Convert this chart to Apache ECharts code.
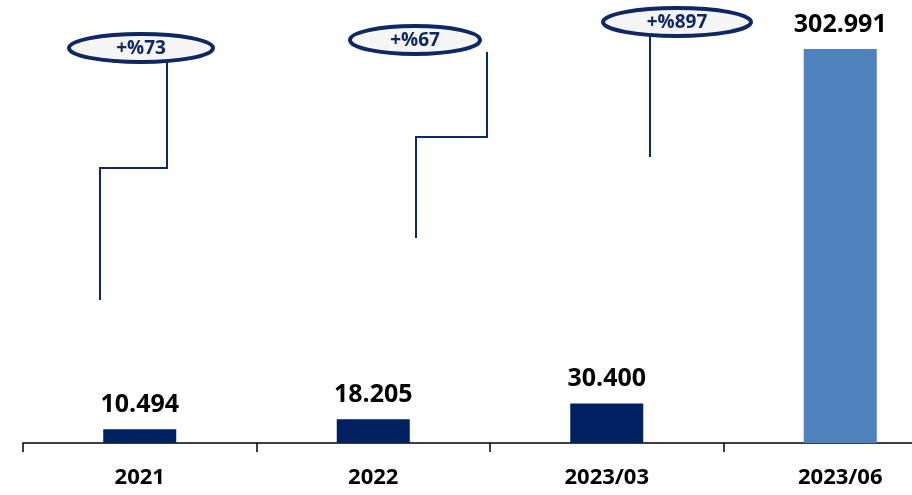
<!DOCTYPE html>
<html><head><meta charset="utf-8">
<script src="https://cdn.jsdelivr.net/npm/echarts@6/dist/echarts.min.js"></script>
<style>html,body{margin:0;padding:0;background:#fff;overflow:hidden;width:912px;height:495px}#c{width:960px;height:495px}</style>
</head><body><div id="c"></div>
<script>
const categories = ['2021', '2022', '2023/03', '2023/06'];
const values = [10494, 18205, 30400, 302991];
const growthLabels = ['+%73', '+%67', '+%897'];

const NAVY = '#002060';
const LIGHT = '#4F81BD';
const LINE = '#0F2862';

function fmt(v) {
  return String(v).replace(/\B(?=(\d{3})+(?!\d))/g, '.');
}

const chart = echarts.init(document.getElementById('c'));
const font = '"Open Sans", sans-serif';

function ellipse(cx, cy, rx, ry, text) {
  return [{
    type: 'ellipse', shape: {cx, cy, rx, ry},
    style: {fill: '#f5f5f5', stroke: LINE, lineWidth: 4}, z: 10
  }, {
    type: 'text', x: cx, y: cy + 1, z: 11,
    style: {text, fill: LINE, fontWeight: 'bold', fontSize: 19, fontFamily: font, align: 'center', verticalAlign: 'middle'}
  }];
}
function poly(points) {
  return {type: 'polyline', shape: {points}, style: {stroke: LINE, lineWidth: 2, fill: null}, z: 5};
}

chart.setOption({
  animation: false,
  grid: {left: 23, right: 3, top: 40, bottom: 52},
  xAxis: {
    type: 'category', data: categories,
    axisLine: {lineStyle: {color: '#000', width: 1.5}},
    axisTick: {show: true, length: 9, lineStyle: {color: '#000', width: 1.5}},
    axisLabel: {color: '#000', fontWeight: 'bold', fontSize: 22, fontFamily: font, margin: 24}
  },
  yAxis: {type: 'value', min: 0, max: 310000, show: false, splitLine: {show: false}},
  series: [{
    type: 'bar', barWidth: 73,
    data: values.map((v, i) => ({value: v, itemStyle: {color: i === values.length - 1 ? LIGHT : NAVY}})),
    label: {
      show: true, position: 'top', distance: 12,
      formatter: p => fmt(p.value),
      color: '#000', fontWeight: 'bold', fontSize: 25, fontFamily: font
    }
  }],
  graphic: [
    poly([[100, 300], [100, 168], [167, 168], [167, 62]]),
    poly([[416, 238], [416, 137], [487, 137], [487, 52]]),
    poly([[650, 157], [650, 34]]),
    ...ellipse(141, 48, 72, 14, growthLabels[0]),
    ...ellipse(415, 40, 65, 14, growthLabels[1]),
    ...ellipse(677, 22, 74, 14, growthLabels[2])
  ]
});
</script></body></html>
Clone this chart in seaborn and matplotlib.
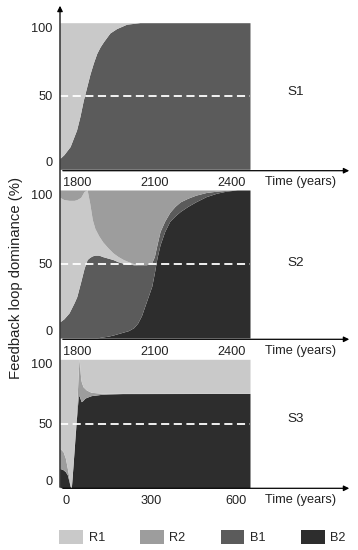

· · · ·

== WRITTEN REQUEST ==
Say how many lines of the data hold the string "this". Reply with the number alone.

== RESULT ==
2